▶ _Given exercise_: Locate the lines where "matplotlib" occurs and copy them as they stand.

▶ _Recorded data_:
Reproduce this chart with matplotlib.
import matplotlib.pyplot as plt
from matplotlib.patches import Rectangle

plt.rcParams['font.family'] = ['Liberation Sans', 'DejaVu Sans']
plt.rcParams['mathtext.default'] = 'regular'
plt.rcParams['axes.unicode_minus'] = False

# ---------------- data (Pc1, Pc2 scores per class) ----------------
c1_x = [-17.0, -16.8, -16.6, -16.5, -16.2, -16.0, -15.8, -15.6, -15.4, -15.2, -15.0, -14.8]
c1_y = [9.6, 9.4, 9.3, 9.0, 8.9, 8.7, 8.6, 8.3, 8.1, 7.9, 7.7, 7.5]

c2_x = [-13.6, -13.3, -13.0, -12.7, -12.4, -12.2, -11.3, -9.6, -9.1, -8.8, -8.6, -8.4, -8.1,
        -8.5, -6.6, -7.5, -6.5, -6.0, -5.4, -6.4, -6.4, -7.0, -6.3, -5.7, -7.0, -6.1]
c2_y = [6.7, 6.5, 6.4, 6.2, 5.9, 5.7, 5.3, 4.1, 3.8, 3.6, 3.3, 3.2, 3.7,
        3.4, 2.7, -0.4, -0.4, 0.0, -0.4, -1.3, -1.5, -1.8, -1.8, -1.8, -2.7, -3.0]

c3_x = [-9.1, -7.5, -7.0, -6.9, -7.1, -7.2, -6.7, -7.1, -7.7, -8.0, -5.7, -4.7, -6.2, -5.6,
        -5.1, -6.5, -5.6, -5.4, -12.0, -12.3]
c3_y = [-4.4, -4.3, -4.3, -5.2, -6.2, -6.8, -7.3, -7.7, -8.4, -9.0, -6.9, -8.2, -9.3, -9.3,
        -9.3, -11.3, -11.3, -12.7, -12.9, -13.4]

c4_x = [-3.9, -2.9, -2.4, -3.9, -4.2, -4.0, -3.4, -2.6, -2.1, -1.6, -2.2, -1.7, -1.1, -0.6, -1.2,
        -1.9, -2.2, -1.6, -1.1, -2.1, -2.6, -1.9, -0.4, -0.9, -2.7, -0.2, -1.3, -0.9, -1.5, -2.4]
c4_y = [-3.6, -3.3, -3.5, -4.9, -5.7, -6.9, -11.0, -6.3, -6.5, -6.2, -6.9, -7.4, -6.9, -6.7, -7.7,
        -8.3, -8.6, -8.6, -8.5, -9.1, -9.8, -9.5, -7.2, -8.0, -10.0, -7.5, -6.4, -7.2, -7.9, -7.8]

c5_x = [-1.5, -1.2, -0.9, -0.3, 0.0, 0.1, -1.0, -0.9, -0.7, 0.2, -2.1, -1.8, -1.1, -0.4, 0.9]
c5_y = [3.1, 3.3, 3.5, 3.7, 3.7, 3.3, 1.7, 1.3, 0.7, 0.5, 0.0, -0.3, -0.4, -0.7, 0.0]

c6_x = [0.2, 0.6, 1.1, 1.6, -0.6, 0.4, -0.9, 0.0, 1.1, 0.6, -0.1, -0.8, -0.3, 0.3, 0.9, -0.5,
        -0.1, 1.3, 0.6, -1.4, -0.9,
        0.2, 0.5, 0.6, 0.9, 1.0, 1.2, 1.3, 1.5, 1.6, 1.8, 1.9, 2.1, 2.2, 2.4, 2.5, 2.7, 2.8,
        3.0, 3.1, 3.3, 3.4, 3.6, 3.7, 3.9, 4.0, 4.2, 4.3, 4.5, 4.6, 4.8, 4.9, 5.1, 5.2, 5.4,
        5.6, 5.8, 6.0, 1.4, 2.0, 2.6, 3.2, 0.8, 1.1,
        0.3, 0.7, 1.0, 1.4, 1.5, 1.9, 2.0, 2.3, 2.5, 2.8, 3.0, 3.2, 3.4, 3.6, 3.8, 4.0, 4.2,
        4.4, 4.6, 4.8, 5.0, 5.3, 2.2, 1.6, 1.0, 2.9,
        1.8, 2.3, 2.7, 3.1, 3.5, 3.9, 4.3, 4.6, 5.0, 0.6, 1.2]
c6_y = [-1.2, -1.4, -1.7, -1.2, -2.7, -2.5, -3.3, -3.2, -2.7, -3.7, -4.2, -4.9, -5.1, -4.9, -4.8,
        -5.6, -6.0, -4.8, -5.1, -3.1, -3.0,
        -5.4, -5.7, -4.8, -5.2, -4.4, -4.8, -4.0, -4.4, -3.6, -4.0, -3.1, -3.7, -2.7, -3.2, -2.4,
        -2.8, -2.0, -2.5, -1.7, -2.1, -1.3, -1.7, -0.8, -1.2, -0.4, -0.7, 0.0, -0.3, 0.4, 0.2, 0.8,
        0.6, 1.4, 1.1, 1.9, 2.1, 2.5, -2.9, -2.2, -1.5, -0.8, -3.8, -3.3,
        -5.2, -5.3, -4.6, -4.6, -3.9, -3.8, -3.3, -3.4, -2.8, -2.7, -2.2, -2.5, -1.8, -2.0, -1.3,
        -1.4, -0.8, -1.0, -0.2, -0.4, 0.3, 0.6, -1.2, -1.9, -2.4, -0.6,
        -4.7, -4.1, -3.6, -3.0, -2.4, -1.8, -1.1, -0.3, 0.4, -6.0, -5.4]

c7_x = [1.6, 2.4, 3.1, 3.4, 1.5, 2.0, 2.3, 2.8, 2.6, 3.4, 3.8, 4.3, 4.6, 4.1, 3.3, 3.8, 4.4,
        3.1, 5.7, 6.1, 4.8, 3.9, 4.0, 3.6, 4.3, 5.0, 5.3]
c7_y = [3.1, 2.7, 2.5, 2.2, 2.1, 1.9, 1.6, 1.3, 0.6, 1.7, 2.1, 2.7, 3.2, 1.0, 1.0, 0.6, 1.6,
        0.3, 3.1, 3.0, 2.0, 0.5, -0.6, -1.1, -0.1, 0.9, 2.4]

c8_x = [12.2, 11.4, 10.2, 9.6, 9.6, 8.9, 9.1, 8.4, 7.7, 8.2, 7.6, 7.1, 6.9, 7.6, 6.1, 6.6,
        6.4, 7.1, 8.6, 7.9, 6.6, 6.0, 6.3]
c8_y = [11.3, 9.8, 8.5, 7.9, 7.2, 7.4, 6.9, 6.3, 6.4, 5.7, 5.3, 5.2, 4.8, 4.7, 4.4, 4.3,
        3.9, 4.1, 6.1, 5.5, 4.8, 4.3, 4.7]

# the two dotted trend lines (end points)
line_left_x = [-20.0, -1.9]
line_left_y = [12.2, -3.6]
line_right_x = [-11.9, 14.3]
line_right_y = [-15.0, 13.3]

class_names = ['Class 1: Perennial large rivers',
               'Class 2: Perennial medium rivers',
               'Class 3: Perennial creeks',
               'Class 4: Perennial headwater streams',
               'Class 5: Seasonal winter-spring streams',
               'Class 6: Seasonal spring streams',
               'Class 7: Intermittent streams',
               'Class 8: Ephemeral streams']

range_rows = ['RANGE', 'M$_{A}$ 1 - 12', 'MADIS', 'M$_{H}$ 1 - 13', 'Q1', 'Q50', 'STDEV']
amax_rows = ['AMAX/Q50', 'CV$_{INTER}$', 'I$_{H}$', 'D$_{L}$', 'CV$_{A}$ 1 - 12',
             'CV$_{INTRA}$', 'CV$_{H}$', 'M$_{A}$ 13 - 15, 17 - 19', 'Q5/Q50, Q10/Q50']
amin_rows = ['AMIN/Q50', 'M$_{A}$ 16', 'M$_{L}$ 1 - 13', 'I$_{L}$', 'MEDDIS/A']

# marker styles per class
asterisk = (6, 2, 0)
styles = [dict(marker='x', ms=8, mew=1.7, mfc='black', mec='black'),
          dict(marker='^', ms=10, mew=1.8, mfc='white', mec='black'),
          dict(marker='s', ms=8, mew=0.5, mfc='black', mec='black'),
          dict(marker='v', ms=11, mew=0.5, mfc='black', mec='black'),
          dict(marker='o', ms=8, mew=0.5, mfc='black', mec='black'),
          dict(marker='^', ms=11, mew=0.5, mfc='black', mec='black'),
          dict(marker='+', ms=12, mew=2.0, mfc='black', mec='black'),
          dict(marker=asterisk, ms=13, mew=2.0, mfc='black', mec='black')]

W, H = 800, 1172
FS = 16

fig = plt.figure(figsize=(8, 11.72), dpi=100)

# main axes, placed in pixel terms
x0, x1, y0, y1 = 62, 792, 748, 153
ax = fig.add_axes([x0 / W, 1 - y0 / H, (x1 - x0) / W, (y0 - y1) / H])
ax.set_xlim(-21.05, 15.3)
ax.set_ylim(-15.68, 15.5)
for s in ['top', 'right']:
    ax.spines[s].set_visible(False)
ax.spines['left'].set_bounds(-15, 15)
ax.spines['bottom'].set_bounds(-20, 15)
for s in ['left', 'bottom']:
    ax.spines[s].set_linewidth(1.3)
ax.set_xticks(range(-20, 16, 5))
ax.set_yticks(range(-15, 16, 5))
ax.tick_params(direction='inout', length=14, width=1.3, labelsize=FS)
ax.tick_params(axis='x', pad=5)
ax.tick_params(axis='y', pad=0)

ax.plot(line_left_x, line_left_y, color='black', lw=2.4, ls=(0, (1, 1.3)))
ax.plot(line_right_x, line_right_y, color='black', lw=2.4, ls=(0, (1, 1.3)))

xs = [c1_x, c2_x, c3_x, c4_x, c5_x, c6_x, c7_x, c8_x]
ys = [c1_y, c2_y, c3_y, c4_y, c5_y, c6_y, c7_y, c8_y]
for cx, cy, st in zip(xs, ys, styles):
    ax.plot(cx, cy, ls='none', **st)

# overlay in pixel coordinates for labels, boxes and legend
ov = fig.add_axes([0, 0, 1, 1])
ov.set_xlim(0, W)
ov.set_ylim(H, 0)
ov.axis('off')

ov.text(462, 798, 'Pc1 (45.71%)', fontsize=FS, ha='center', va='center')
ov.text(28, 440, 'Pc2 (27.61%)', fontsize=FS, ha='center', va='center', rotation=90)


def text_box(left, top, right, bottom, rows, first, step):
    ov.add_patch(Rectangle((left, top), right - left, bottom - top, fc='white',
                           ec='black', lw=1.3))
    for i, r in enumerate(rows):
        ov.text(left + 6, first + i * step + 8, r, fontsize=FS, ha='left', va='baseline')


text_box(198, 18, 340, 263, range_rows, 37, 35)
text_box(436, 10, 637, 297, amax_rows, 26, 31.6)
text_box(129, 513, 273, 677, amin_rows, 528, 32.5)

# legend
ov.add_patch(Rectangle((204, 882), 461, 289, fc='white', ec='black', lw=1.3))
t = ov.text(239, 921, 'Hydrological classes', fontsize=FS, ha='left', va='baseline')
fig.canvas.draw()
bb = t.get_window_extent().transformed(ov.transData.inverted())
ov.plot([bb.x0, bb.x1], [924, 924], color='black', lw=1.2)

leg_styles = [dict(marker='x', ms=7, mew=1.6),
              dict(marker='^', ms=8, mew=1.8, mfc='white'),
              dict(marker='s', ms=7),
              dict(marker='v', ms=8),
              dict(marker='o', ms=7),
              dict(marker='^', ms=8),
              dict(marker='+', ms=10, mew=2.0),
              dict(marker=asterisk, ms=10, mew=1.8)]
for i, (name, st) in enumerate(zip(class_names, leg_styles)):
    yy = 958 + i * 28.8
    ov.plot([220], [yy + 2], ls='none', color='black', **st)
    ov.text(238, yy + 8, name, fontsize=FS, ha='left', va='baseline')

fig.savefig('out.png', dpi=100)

▶ _Result for this task_:
Reproduce this chart with matplotlib.
import matplotlib.pyplot as plt
from matplotlib.patches import Rectangle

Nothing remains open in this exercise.